Geography & Environment Publications
Measurements in a Braided River Chute and Lobe: 2. Sorting of Bed-Loading During Entrainment, Transport, and Deposition
Document Type
Article
Publication Date
7-1992
Volume
28
Issue
7
Journal
Water Resources Research
First Page
1887
Last Page
1896
URL with Digital Object Identifier
10.1029/92WR00702
Abstract
Grain size distribution of bed material, bed load, and bar head deposition were sampled during the evolution of a chute and lobe in the braided gravel bed Sunwapta River, Alberta. Although bed shear stress and total bed load transport rate varied substantially within the reach and from day to day (Ferguson et al., this issue), the median diameter D50 of bed load was remarkably constant. The bed initially fined from chute to bar head but became more uniform. Sediment deposited on the bar head also had a near constant D50, similar to that of the bed load truncated at the same lower size limit. Both load and deposition were finer on average than the bed, suggesting overall selective transport despite little sign of local sorting. In contrast to median diameters, maximum sizes (D(max)) of sediment in motion and deposited on the bar head varied substantially and showed a weak but significant dependence on shear stress.

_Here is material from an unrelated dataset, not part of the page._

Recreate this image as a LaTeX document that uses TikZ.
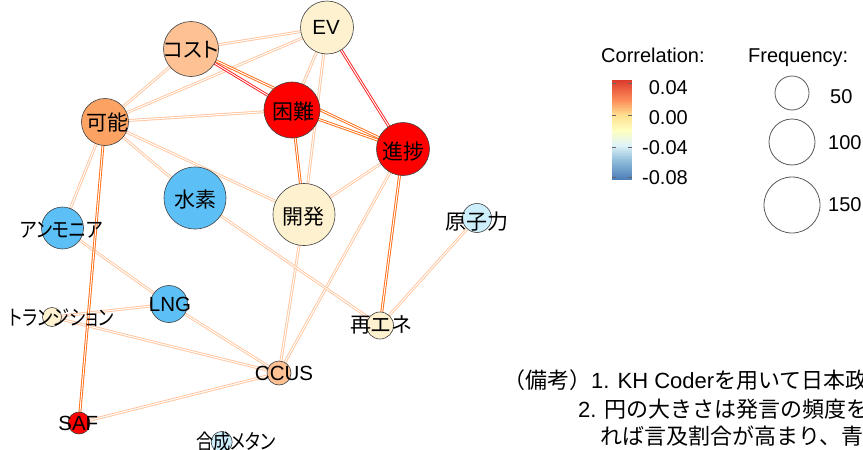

Inferring selective entrainment from this evidence alone would be dubious because D(max) was also found to increase systematically with the mass of sediment sampled. However, two different methods of analysis of fractional transport rates throughout the size range also showed size-selective entrainment and transport. In the marginal transport conditions of this study, size sorting appears to occur but only weakly and mainly in the coarser fractions.